## [WHAT IS ASKED]
Retype only the lines from the one containing "Emit a Python" through the one containing "plt.rcParams['font.family'] = ['Liberation", both included, word for word. Pictures stay out of the copy.

## [SUPPLIED MATERIAL]
= = = =

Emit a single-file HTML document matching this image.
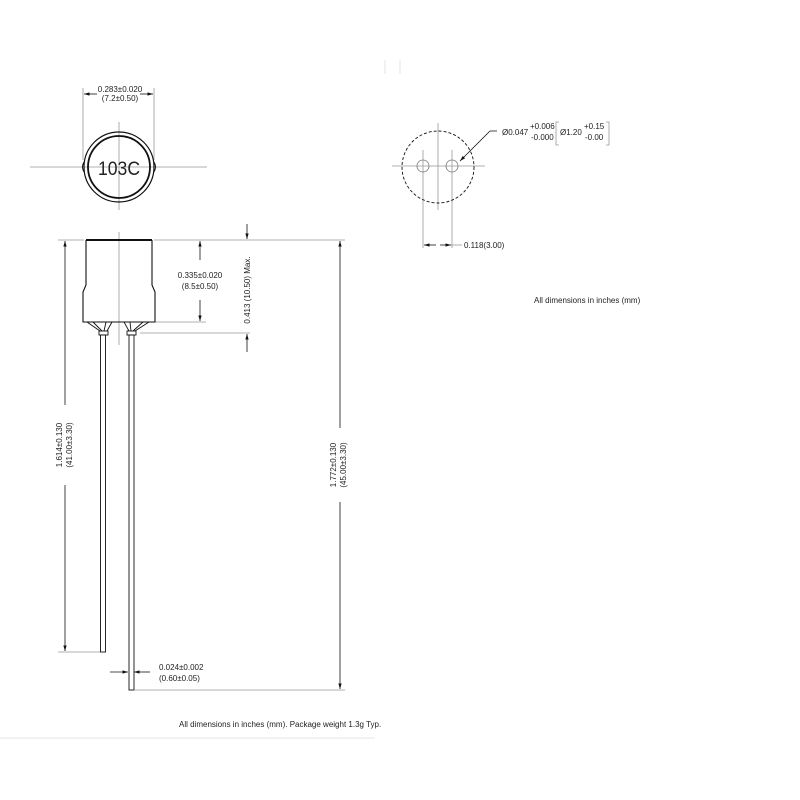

= = = =

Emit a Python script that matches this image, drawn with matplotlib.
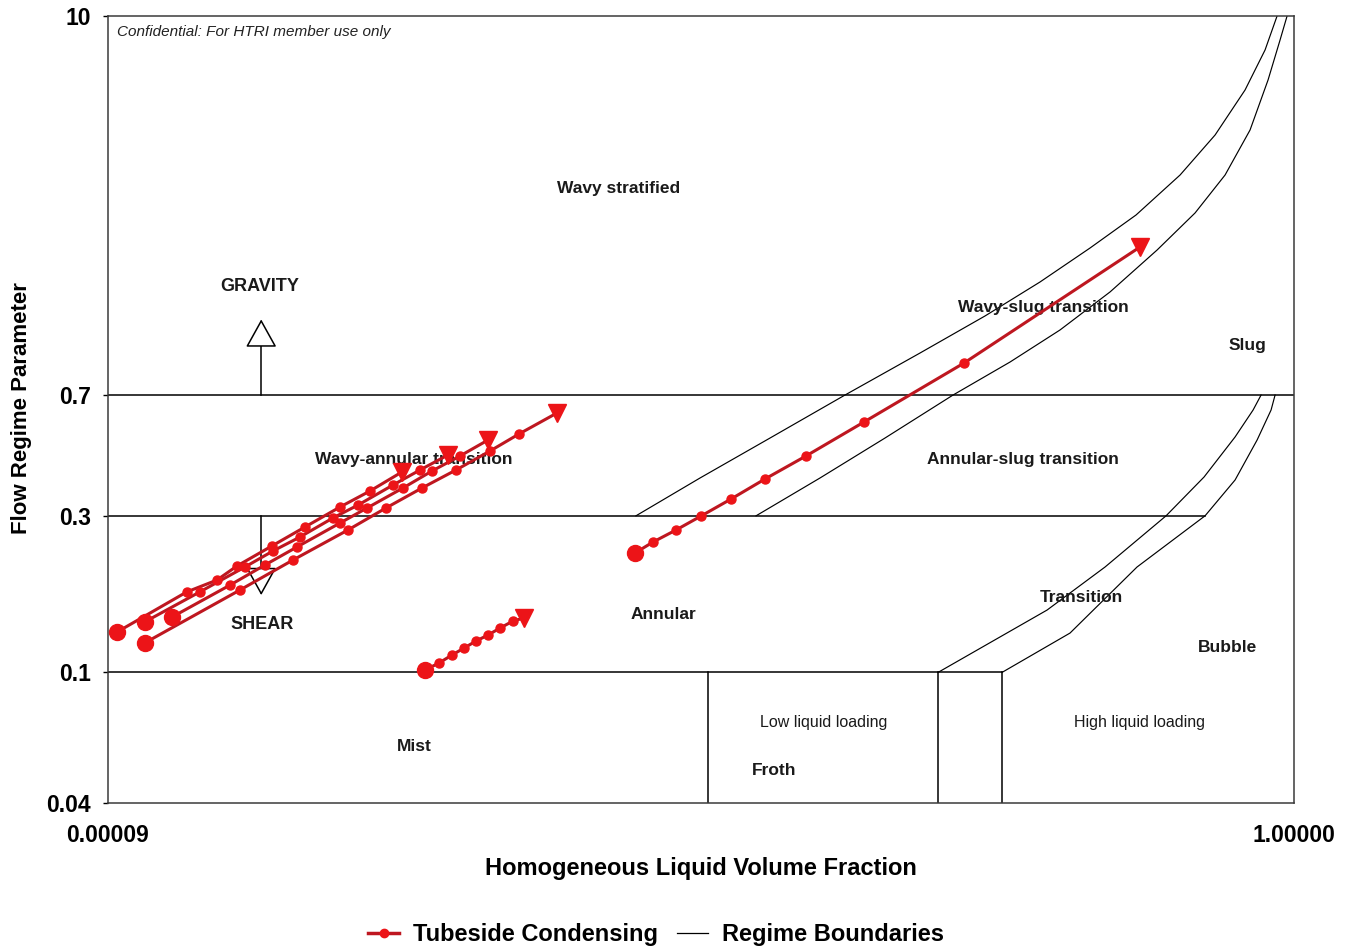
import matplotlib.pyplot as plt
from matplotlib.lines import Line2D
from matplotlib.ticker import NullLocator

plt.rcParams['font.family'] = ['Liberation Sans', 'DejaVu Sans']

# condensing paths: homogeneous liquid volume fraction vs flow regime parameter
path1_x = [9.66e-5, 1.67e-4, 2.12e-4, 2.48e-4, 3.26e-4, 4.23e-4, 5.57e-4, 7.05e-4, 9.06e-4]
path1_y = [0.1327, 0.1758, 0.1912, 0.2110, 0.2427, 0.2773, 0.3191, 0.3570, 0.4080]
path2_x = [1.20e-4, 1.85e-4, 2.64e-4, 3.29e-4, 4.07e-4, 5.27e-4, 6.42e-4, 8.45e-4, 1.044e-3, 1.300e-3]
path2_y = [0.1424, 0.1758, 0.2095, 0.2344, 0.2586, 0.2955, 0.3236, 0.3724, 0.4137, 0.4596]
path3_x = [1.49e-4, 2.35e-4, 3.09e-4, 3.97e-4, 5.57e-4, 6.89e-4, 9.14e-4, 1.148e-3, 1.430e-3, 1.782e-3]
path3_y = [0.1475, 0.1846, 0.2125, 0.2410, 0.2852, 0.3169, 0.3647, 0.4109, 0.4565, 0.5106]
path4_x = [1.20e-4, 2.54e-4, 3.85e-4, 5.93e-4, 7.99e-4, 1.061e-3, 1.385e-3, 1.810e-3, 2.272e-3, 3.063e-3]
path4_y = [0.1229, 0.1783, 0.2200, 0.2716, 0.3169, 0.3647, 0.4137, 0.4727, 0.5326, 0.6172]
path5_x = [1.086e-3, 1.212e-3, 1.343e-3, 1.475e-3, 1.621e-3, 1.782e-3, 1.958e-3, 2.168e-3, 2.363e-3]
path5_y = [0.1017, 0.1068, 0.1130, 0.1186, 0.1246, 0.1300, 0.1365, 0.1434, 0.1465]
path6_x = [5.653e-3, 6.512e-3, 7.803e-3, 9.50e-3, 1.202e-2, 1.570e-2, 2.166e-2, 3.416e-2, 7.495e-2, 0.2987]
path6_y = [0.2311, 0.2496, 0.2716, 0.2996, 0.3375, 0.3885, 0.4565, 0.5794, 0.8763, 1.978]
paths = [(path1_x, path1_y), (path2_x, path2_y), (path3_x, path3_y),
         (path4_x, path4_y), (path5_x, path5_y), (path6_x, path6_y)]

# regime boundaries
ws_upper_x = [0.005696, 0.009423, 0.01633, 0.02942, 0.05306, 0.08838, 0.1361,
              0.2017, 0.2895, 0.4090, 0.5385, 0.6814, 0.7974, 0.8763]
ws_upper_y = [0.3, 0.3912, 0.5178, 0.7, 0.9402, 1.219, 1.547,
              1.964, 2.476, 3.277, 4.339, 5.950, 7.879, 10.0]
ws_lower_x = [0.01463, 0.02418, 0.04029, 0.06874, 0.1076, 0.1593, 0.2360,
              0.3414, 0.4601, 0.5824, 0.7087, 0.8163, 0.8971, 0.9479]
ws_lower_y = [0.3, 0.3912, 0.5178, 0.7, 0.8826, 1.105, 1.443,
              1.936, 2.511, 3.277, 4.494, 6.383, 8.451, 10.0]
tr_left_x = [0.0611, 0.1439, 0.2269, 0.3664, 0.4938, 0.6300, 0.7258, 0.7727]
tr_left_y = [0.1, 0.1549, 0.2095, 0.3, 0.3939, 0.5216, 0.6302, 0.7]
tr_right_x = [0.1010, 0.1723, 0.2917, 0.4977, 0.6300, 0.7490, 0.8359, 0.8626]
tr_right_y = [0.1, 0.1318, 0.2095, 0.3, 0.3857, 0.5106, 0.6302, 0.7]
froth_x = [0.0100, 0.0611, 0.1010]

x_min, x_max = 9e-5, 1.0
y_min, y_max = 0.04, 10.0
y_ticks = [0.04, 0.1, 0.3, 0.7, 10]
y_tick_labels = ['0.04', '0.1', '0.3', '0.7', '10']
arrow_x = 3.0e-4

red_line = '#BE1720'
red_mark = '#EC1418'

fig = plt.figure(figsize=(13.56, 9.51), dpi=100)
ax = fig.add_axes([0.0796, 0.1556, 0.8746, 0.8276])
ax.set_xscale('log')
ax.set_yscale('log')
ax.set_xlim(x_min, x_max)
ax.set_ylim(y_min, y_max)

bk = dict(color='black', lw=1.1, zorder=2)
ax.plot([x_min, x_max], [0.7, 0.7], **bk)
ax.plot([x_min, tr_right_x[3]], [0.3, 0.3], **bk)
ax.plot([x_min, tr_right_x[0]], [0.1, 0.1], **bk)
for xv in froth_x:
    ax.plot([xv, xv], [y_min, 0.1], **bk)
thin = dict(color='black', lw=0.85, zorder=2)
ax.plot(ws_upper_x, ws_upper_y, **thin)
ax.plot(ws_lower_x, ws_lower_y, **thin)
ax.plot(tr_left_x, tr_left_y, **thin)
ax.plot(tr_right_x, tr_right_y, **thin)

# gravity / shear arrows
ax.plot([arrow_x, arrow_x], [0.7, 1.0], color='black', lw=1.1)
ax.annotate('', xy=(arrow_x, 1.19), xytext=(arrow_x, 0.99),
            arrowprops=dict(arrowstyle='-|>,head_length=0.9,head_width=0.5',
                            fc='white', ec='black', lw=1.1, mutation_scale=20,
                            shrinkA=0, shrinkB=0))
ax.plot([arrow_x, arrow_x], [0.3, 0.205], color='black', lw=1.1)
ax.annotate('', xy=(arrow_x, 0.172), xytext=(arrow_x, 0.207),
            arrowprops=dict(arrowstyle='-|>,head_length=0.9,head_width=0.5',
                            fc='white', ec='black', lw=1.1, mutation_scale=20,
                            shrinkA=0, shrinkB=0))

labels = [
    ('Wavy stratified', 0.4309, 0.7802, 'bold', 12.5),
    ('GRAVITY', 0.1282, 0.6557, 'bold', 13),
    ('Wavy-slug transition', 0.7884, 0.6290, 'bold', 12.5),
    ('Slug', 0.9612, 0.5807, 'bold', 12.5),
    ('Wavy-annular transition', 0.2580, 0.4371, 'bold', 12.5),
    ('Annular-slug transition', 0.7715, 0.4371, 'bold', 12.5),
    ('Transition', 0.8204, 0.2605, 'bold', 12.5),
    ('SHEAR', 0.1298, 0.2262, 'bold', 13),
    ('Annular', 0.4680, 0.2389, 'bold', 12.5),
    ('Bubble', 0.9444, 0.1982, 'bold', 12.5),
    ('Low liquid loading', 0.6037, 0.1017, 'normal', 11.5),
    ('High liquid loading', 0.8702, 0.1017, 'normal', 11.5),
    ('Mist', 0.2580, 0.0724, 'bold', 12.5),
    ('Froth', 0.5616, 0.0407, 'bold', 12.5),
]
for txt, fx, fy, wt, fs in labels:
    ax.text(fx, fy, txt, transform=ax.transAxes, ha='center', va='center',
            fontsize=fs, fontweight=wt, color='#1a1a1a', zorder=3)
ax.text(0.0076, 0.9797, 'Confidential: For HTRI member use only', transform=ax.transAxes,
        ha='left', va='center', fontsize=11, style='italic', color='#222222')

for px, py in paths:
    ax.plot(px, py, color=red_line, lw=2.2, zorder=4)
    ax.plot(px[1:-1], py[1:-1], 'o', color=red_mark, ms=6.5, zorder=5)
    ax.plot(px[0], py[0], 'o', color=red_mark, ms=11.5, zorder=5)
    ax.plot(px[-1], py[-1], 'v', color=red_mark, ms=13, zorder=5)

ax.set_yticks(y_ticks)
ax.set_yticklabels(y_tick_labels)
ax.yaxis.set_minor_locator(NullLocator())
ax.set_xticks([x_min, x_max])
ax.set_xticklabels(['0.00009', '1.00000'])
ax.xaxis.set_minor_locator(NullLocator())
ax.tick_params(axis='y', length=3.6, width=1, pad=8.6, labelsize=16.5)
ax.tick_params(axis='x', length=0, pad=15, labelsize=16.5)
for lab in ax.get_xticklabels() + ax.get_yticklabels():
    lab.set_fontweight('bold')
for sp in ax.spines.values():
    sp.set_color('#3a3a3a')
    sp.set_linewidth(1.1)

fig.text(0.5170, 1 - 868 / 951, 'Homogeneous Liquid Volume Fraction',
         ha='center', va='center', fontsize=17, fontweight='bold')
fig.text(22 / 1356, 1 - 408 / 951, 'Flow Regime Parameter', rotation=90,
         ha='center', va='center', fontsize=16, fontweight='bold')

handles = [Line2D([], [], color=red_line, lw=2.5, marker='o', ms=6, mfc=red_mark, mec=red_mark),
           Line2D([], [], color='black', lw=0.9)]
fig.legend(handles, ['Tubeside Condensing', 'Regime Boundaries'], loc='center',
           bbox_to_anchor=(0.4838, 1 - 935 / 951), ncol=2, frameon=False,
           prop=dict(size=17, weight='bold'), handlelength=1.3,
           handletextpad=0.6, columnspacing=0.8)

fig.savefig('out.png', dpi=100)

= = = =

## [SOLUTION FOR THIS PROBLEM]
Emit a Python script that matches this image, drawn with matplotlib.
import matplotlib.pyplot as plt
from matplotlib.lines import Line2D
from matplotlib.ticker import NullLocator

plt.rcParams['font.family'] = ['Liberation Sans', 'DejaVu Sans']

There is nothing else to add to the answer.